Standard audio fingerprinting is designed to find exact or near-exact matches of a specific recording (same audio file, same mastering). Trace uses deep neural models to extract semantic embeddings (latents). This allows it to identify matches even if the tempo is changed, the pitch is shifted, a new instrument is used, or the song is re-arranged.

### When should I use `type1` vs. `type2` models?

* **`type1` (Legacy):** Legacy model.
* **`type2` (New Efficient):** New efficient model.

*Note: You must ingest your datasets using the corresponding model (`/ingest/type1` or `/ingest/type2`) before searching with that model.*

### Why are ingestion and search asynchronous?
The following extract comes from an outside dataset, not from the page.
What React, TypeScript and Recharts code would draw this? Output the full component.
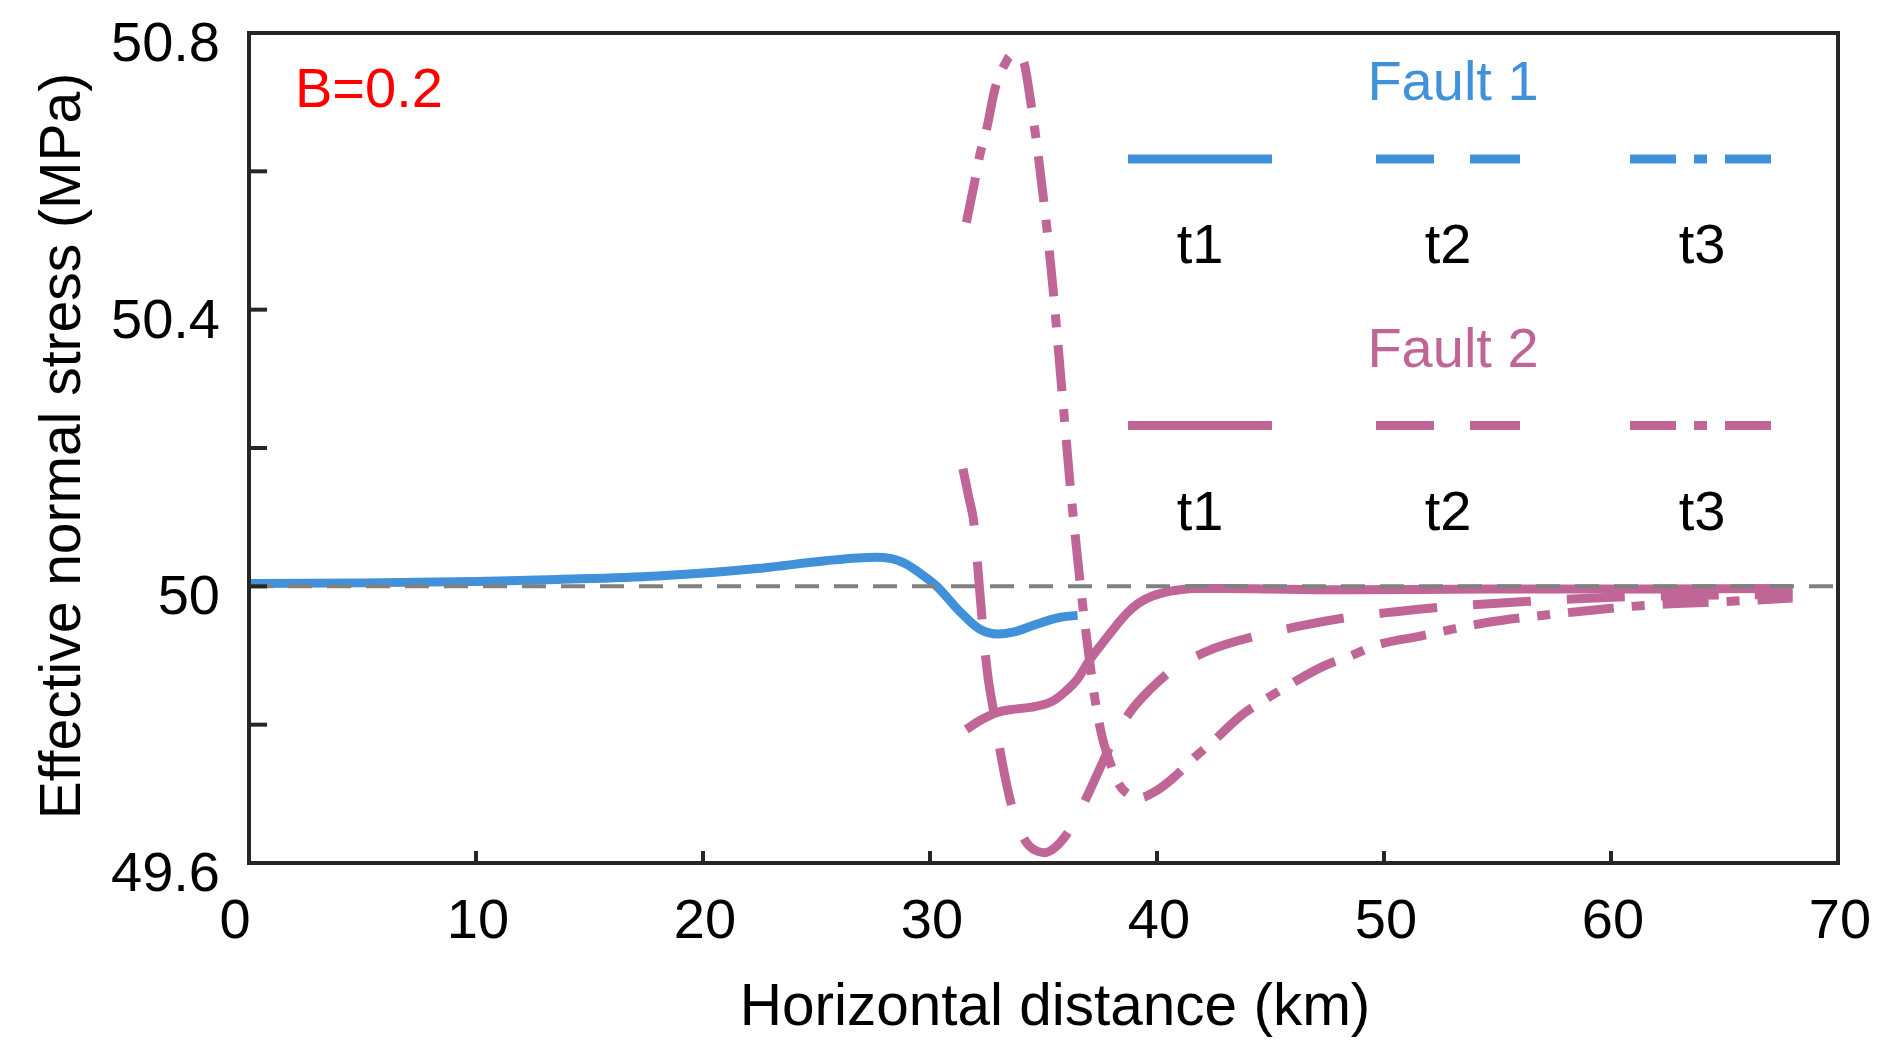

Processing audio files and computing detailed similarity comparisons are complex computational tasks. To handle requests reliably and efficiently without blocking connection threads, these operations run in the background. They return a `job_id` instantly, allowing you to poll for completion.

### Can I search an audio file directly without creating a dataset?
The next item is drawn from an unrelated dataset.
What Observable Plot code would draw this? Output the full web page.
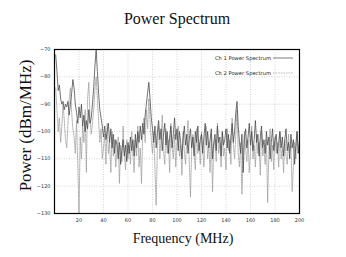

Yes! A **1:1 Search** allows you to compare a query audio file directly against a candidate audio file by providing their uploaded blob names. However, for **1:N** or **M:N** searches, you must first ingest the candidate files into a dataset. This pre-computes and indexes their features, making future searches near-instantaneous.

### How is billing calculated?

* **Upload, listing, and polling status** are completely free.
* **Ingestion** is billed dynamically based on the audio duration and the specific tasks requested (e.g. track-only vs. full stems).
* **Search** is billed based on the number of comparison pairs (cardinality). For example, a 1:N search is billed for 1 query track × N candidate tracks.

### Is my audio stored permanently?

The audio files uploaded and their processing artifacts are saved, but will be automatically removed after 30 days.